Diversa è invece un'ulteriore chiave di lettura che parrebbe emergere dallo stesso testo di Marenghi: e cioè che l'anarchismo deve rimanere gradualista per non assestare colpi mortali all'edificio liberal-democraticoborghese che rimane comunque, di gran lunga, un male minore rispetto al totalitarismo bolscevico. Se è così, allora il discorso si fa molto più schematico perché Marenghi ci pone di fronte non più l'anarchismo come un soggetto principale del processo storico, ma come un ausiliario di uno dei due protagonisti che sarebbero comunismo e liberalismo. Ma questo è oggettivamente suicida.
Poste in tal modo le cose, il problema viene tutto spostato rispetto all'asse rivoluzione-anarchismo.
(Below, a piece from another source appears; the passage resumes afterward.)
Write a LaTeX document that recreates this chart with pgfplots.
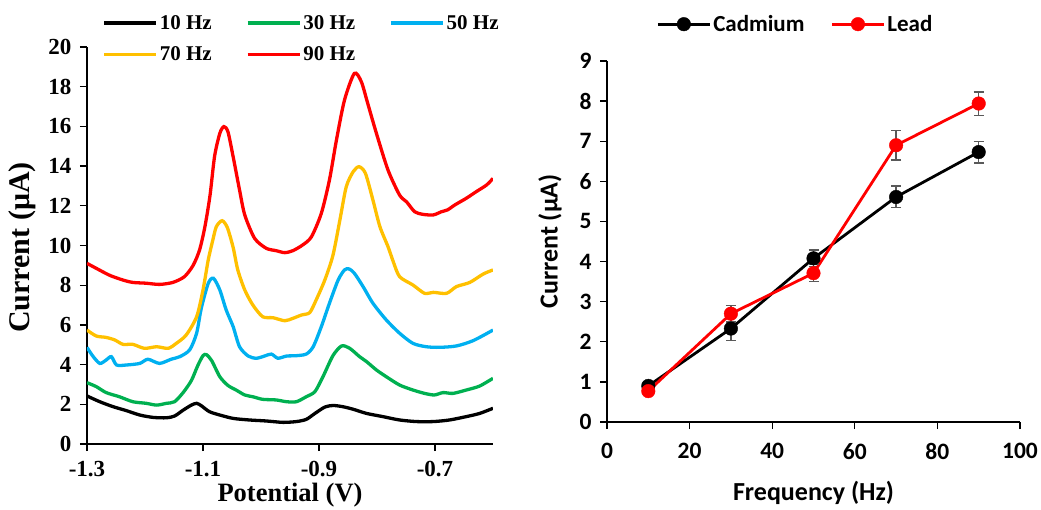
\documentclass[border=0pt]{standalone}
\usepackage{pgfplots}
\pgfplotsset{compat=1.18}
\usepackage{fontspec}
\setmainfont{Liberation Serif}
\newfontfamily\calfont{Carlito}

\definecolor{c10}{RGB}{0,0,0}
\definecolor{c30}{RGB}{0,176,80}
\definecolor{c50}{RGB}{0,176,240}
\definecolor{c70}{RGB}{255,192,0}
\definecolor{c90}{RGB}{255,0,0}
\definecolor{errgray}{RGB}{89,89,89}

\begin{document}
\begin{tikzpicture}
% ---------------- Square wave voltammograms ----------------
\begin{axis}[
  at={(0pt,0pt)}, anchor=south west,
  scale only axis, width=406pt, height=397pt,
  xmin=-1.3, xmax=-0.6, ymin=0, ymax=20,
  axis x line*=bottom, axis y line*=left,
  axis line style={line width=1.3pt},
  every tick/.style={black, line width=1.3pt},
  tick align=outside, major tick length=7pt,
  xtick={-1.3,-1.1,-0.9,-0.7},
  xticklabels={-1.3,-1.1,-0.9,-0.7},
  ytick={0,2,...,20},
  /pgf/number format/assume math mode=true,
  ticklabel style={font=\fontsize{23}{25}\selectfont\bfseries},
  xticklabel style={yshift=-7pt},
  yticklabel style={xshift=-5pt},
  xlabel={Potential (V)}, ylabel={Current (μA)},
  xlabel style={font=\fontsize{26.5}{28}\selectfont\bfseries,
    at={(axis description cs:0.5,-0.128)}, anchor=center},
  ylabel style={font=\fontsize{30}{32}\selectfont\bfseries,
    at={(axis description cs:-0.160,0.495)}, anchor=center},
  legend columns=3,
  legend style={draw=none, fill=none, at={(axis description cs:0.030,1.090)}, anchor=north west,
    font=\fontsize{21}{23}\selectfont\bfseries,
    /tikz/every even column/.append style={column sep=32pt},
    row sep=12pt},
  legend image code/.code={\draw[#1, line width=3.5pt] (0pt,0pt) -- (52pt,0pt);},
  every axis plot/.append style={line width=3.3pt, smooth, tension=0.45},
]
\addplot[c10] coordinates {
(-1.300,2.42) (-1.278,2.13) (-1.255,1.88) (-1.232,1.68) (-1.209,1.46) (-1.186,1.34)
(-1.163,1.32) (-1.149,1.41) (-1.134,1.71) (-1.120,1.96) (-1.111,2.05) (-1.103,1.93)
(-1.089,1.63) (-1.071,1.46) (-1.048,1.29) (-1.020,1.21) (-0.991,1.16) (-0.962,1.09)
(-0.939,1.13) (-0.922,1.24) (-0.907,1.54) (-0.890,1.86) (-0.876,1.94) (-0.859,1.88)
(-0.841,1.75) (-0.818,1.54) (-0.790,1.38) (-0.761,1.21) (-0.732,1.13) (-0.703,1.13)
(-0.675,1.21) (-0.646,1.38) (-0.623,1.54) (-0.600,1.80)};
\addlegendentry{10 Hz}
\addplot[c30] coordinates {
(-1.300,3.09) (-1.284,2.89) (-1.267,2.59) (-1.244,2.38) (-1.221,2.13) (-1.198,2.05)
(-1.180,1.96) (-1.163,2.05) (-1.149,2.13) (-1.134,2.60) (-1.120,3.20) (-1.109,3.95)
(-1.100,4.45) (-1.094,4.50) (-1.085,4.20) (-1.071,3.39) (-1.057,2.95) (-1.043,2.72)
(-1.028,2.47) (-1.014,2.38) (-0.997,2.25) (-0.974,2.22) (-0.956,2.13) (-0.939,2.13)
(-0.922,2.38) (-0.907,2.64) (-0.893,3.40) (-0.876,4.45) (-0.861,4.94) (-0.847,4.82)
(-0.830,4.40) (-0.818,4.15) (-0.801,3.73) (-0.784,3.39) (-0.761,2.97) (-0.738,2.72)
(-0.718,2.55) (-0.701,2.47) (-0.686,2.59) (-0.669,2.55) (-0.646,2.72) (-0.623,2.92)
(-0.600,3.31)};
\addlegendentry{30 Hz}
\addplot[c50] coordinates {
(-1.300,4.87) (-1.290,4.43) (-1.278,4.06) (-1.267,4.23) (-1.258,4.40) (-1.249,3.98)
(-1.232,3.98) (-1.209,4.06) (-1.195,4.27) (-1.175,4.06) (-1.155,4.27) (-1.140,4.40)
(-1.123,4.74) (-1.111,5.58) (-1.103,6.83) (-1.091,8.09) (-1.082,8.35) (-1.071,7.76)
(-1.060,6.75) (-1.048,5.91) (-1.037,4.90) (-1.022,4.43) (-1.008,4.32) (-0.994,4.43)
(-0.982,4.53) (-0.971,4.32) (-0.956,4.43) (-0.939,4.45) (-0.922,4.53) (-0.910,4.90)
(-0.896,5.91) (-0.882,7.09) (-0.867,8.26) (-0.856,8.77) (-0.848,8.82) (-0.839,8.60)
(-0.824,7.93) (-0.807,7.09) (-0.784,6.25) (-0.761,5.58) (-0.738,5.07) (-0.715,4.90)
(-0.692,4.87) (-0.663,4.94) (-0.634,5.21) (-0.600,5.74)};
\addlegendentry{50 Hz}
\addplot[c70] coordinates {
(-1.300,5.74) (-1.284,5.44) (-1.267,5.37) (-1.252,5.24) (-1.238,5.02) (-1.221,5.02)
(-1.201,4.82) (-1.180,4.90) (-1.160,4.82) (-1.146,5.07) (-1.129,5.49) (-1.111,6.41)
(-1.100,7.76) (-1.091,9.27) (-1.083,10.28) (-1.077,10.95) (-1.067,11.25) (-1.058,10.90)
(-1.048,9.90) (-1.040,8.77) (-1.028,7.76) (-1.014,7.00) (-0.997,6.41) (-0.979,6.36)
(-0.959,6.21) (-0.945,6.33) (-0.930,6.50) (-0.916,6.62) (-0.905,7.25) (-0.890,8.26)
(-0.876,9.50) (-0.864,11.28) (-0.853,12.96) (-0.841,13.72) (-0.831,13.97) (-0.820,13.64)
(-0.807,12.29) (-0.795,10.95) (-0.781,9.94) (-0.772,9.19) (-0.761,8.43) (-0.738,8.01)
(-0.718,7.59) (-0.703,7.64) (-0.680,7.59) (-0.663,7.93) (-0.640,8.14) (-0.617,8.56)
(-0.600,8.77)};
\addlegendentry{70 Hz}
\addplot[c90] coordinates {
(-1.300,9.10) (-1.284,8.85) (-1.261,8.50) (-1.238,8.26) (-1.221,8.14) (-1.198,8.10)
(-1.175,8.04) (-1.152,8.14) (-1.132,8.43) (-1.117,9.00) (-1.106,9.77) (-1.097,10.90)
(-1.088,12.50) (-1.080,14.50) (-1.071,15.65) (-1.064,15.99) (-1.057,15.73) (-1.048,14.47)
(-1.037,12.80) (-1.028,11.54) (-1.011,10.36) (-0.991,9.86) (-0.974,9.74) (-0.959,9.64)
(-0.945,9.74) (-0.928,10.03) (-0.913,10.44) (-0.896,11.62) (-0.882,13.30) (-0.870,15.30)
(-0.856,17.33) (-0.839,18.67) (-0.827,18.25) (-0.816,17.16) (-0.801,15.65) (-0.781,13.80)
(-0.761,12.54) (-0.749,12.20) (-0.735,11.70) (-0.721,11.57) (-0.703,11.54) (-0.689,11.70)
(-0.678,11.80) (-0.666,12.04) (-0.646,12.38) (-0.629,12.71) (-0.611,13.05) (-0.600,13.38)};
\addlegendentry{90 Hz}
\end{axis}

% ---------------- Peak current versus frequency ----------------
\begin{axis}[
  at={(520pt,22pt)}, anchor=south west,
  scale only axis, width=413pt, height=361pt,
  xmin=0, xmax=100, ymin=0, ymax=9,
  axis x line*=bottom, axis y line*=left,
  axis line style={line width=1.3pt},
  every tick/.style={black, line width=1.3pt},
  tick align=outside, major tick length=7pt,
  xtick={0,20,...,100}, ytick={0,1,...,9},
  /pgf/number format/assume math mode=true,
  ticklabel style={font=\fontsize{23.5}{25}\selectfont\calfont\bfseries},
  xticklabel style={yshift=-11pt},
  yticklabel style={xshift=-5pt},
  xlabel={Frequency (Hz)}, ylabel={Current (μA)},
  label style={font=\fontsize{26}{28}\selectfont\calfont\bfseries},
  xlabel style={at={(axis description cs:0.5,-0.196)}, anchor=center},
  ylabel style={at={(axis description cs:-0.138,0.5)}, anchor=center},
  legend columns=2,
  legend style={draw=none, fill=none, at={(axis description cs:0.112,1.102)}, anchor=west,
    font=\fontsize{23}{25}\selectfont\calfont\bfseries,
    /tikz/every even column/.append style={column sep=24pt}},
  legend image code/.code={\draw[#1, mark repeat=2, mark phase=2]
    plot coordinates {(0pt,0pt) (26pt,0pt) (52pt,0pt)};},
  error bars/error bar style={errgray, line width=1.3pt},
  error bars/error mark options={errgray, rotate=90, mark size=5pt, line width=1.3pt},
]
\addplot[black, line width=2.8pt, mark=*, mark size=6.8pt,
  mark options={solid, fill=black, line width=0.4pt},
  error bars/.cd, y dir=both, y explicit]
  coordinates {
  (10,0.90) +- (0,0.10)
  (30,2.33) +- (0,0.29)
  (50,4.08) +- (0,0.21)
  (70,5.61) +- (0,0.27)
  (90,6.73) +- (0,0.27)};
\addlegendentry{Cadmium}
\addplot[c90, line width=2.8pt, mark=*, mark size=6.8pt,
  mark options={solid, fill=c90, line width=0.4pt},
  error bars/.cd, y dir=both, y explicit]
  coordinates {
  (10,0.77) +- (0,0.08)
  (30,2.70) +- (0,0.21)
  (50,3.71) +- (0,0.21)
  (70,6.90) +- (0,0.37)
  (90,7.94) +- (0,0.29)};
\addlegendentry{Lead}
\end{axis}
% page frame: same extent as the full figure
\pgfresetboundingbox
\path (-87pt,-65pt) rectangle (954pt,444pt);
\end{tikzpicture}
\end{document}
Oppure diciamo che il problema rivoluzione non è più visto come un problema a sé, ma come elemento di un discorso assai diverso, che potrebbe suonare così: è opportuno fare la rivoluzione?
Ecco, io penso che a tuttaquesta serie di domande non si possa rispondere teoricamente, perché il vero problema non è teorico, ma storico-politico. Diciamo che oggi come oggi l'anarchismo non è in grado di rispondere, in concreto, a nessuna di tali domande, perché la sua forza storica si riduce a ben poco. Lavoriamo dunque per far maturare l'anarchismo su questo terreno, prima di abbandonare precipitosamente e completamente l'ipotesi rivoluzionaria. In tutti i casi domando a Marenghi: è possibile esercitare fino in fondo una critica del principio di autorità rimanendo dentro il terreno del gradualismo? Se sì, che mi dimostri come. Se no, non stiamo più parlando di anarchismo, ma di qualcosa d'altro.